-- start Given material --

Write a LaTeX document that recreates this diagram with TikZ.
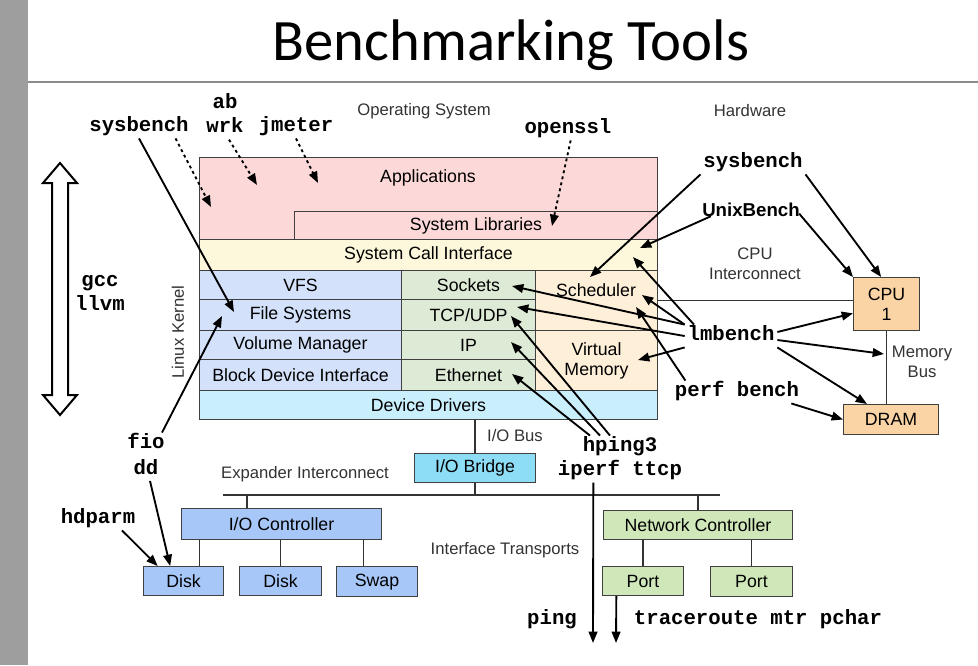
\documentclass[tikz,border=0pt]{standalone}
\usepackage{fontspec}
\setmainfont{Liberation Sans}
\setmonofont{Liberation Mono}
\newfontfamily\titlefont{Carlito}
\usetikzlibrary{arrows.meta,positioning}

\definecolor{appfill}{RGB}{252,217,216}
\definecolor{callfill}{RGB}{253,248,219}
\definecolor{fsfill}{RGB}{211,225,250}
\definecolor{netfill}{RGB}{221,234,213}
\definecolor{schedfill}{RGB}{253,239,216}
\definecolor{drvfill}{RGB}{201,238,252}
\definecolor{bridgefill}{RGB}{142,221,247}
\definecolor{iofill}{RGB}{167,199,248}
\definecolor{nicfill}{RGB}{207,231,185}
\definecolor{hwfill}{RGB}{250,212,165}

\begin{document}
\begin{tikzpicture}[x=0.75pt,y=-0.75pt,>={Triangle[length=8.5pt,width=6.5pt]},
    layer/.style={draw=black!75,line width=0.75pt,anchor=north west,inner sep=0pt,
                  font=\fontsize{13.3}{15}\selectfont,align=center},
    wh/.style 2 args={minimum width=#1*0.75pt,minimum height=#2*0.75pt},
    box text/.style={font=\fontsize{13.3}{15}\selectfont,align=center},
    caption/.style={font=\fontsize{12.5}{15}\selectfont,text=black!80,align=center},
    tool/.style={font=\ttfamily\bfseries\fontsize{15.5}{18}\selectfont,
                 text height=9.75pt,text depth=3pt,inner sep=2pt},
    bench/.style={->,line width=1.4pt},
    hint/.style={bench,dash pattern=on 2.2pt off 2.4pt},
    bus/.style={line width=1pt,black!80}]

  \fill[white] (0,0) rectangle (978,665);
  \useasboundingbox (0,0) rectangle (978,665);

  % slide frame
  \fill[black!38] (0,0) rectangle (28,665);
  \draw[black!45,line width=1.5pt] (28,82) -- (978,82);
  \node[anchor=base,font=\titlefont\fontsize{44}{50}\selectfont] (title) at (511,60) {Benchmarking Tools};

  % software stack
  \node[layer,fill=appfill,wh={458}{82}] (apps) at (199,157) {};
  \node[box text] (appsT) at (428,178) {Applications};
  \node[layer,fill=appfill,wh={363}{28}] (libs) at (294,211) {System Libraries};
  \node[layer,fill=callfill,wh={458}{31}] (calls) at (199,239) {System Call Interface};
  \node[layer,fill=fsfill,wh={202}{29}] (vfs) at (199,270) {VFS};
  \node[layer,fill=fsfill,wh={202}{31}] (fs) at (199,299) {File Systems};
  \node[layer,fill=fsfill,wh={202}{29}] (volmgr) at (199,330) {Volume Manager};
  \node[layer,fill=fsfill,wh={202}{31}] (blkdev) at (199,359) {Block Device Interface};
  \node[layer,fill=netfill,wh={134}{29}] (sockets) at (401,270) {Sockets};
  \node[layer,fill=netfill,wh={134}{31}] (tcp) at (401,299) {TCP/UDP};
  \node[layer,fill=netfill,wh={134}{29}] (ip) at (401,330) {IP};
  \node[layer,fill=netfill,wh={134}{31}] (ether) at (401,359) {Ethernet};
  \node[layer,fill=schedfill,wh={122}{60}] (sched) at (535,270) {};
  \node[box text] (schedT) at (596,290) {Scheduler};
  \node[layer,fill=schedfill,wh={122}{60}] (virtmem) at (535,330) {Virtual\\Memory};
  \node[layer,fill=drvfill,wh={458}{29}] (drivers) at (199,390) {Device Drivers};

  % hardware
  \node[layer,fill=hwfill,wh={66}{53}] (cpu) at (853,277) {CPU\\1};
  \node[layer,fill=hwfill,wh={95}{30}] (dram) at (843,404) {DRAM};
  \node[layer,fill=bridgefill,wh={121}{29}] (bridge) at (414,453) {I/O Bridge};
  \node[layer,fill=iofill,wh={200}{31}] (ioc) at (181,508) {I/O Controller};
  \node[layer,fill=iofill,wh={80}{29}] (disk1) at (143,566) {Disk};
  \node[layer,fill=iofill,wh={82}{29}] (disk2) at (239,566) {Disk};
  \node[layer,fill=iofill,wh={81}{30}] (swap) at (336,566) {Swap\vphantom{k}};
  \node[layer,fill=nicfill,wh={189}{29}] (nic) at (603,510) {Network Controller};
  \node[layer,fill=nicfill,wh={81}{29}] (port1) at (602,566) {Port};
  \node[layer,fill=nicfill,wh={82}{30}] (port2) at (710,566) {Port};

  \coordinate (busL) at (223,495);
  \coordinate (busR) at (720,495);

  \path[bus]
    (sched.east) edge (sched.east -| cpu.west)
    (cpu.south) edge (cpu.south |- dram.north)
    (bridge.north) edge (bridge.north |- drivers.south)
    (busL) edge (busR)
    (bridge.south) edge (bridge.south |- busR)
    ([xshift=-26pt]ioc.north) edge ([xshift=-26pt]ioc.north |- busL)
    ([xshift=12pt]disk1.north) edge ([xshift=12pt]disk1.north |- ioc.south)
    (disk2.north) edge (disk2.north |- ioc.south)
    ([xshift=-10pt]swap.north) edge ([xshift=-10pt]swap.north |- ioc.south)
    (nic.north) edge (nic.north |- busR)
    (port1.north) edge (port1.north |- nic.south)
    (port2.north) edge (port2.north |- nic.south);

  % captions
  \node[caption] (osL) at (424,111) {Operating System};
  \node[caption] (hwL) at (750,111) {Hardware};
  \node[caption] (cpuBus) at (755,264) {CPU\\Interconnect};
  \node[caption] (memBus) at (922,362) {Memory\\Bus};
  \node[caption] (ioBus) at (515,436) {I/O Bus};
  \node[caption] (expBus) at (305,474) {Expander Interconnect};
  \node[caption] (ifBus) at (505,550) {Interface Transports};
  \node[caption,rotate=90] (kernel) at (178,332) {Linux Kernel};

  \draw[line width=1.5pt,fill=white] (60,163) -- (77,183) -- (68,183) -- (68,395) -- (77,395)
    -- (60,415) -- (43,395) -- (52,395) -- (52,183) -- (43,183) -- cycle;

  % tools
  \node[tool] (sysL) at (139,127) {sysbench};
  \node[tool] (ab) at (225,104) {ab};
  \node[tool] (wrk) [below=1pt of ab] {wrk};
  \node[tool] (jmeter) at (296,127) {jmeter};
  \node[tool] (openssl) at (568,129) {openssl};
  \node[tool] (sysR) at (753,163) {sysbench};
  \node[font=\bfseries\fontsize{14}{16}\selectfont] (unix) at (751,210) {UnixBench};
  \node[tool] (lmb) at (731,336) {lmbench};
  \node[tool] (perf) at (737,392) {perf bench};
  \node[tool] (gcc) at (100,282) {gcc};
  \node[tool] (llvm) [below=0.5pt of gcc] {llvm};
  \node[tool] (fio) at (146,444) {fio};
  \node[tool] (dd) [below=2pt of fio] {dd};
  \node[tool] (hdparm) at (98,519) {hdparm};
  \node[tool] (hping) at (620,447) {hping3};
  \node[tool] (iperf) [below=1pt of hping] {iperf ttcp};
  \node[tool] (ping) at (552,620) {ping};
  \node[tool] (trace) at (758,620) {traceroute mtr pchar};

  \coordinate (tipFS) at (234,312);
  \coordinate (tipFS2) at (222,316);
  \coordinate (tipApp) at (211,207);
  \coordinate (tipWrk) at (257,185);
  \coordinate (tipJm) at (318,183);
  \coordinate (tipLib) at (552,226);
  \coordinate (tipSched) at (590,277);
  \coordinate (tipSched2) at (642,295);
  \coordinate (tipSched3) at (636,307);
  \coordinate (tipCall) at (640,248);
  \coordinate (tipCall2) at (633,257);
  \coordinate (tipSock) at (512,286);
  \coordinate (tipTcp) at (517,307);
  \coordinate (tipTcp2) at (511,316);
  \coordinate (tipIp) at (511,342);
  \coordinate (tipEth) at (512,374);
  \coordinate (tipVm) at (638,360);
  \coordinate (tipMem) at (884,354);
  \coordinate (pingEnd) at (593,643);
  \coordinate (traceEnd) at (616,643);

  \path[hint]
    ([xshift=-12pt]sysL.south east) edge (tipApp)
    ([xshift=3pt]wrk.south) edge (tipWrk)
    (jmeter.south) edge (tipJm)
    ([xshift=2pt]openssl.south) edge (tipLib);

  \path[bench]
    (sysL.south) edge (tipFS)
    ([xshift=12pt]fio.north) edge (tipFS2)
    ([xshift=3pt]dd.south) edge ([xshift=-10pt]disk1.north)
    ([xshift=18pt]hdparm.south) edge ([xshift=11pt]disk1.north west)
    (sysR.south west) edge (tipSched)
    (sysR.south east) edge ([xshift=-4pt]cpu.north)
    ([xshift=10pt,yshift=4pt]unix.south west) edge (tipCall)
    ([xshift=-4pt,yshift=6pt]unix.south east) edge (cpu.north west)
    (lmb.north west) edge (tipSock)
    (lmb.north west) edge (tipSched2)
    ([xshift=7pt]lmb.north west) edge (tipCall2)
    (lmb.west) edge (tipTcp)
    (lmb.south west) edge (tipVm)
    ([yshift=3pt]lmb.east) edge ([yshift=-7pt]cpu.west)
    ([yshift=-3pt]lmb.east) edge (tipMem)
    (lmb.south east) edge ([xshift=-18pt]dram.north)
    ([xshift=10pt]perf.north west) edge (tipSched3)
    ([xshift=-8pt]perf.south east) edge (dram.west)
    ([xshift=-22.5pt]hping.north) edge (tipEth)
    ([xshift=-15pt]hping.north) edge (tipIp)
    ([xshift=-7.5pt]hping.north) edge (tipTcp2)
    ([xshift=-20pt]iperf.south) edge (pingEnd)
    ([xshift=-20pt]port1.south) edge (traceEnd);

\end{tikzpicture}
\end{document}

-- end Given material --

= Exercise objective =
Begin at the first line of the material and copy each line exactly through the one containing "(title) at (511,60)". Omit pictures.

= Reply =
Write a LaTeX document that recreates this diagram with TikZ.
\documentclass[tikz,border=0pt]{standalone}
\usepackage{fontspec}
\setmainfont{Liberation Sans}
\setmonofont{Liberation Mono}
\newfontfamily\titlefont{Carlito}
\usetikzlibrary{arrows.meta,positioning}

\definecolor{appfill}{RGB}{252,217,216}
\definecolor{callfill}{RGB}{253,248,219}
\definecolor{fsfill}{RGB}{211,225,250}
\definecolor{netfill}{RGB}{221,234,213}
\definecolor{schedfill}{RGB}{253,239,216}
\definecolor{drvfill}{RGB}{201,238,252}
\definecolor{bridgefill}{RGB}{142,221,247}
\definecolor{iofill}{RGB}{167,199,248}
\definecolor{nicfill}{RGB}{207,231,185}
\definecolor{hwfill}{RGB}{250,212,165}

\begin{document}
\begin{tikzpicture}[x=0.75pt,y=-0.75pt,>={Triangle[length=8.5pt,width=6.5pt]},
    layer/.style={draw=black!75,line width=0.75pt,anchor=north west,inner sep=0pt,
                  font=\fontsize{13.3}{15}\selectfont,align=center},
    wh/.style 2 args={minimum width=#1*0.75pt,minimum height=#2*0.75pt},
    box text/.style={font=\fontsize{13.3}{15}\selectfont,align=center},
    caption/.style={font=\fontsize{12.5}{15}\selectfont,text=black!80,align=center},
    tool/.style={font=\ttfamily\bfseries\fontsize{15.5}{18}\selectfont,
                 text height=9.75pt,text depth=3pt,inner sep=2pt},
    bench/.style={->,line width=1.4pt},
    hint/.style={bench,dash pattern=on 2.2pt off 2.4pt},
    bus/.style={line width=1pt,black!80}]

  \fill[white] (0,0) rectangle (978,665);
  \useasboundingbox (0,0) rectangle (978,665);

  % slide frame
  \fill[black!38] (0,0) rectangle (28,665);
  \draw[black!45,line width=1.5pt] (28,82) -- (978,82);
  \node[anchor=base,font=\titlefont\fontsize{44}{50}\selectfont] (title) at (511,60) {Benchmarking Tools};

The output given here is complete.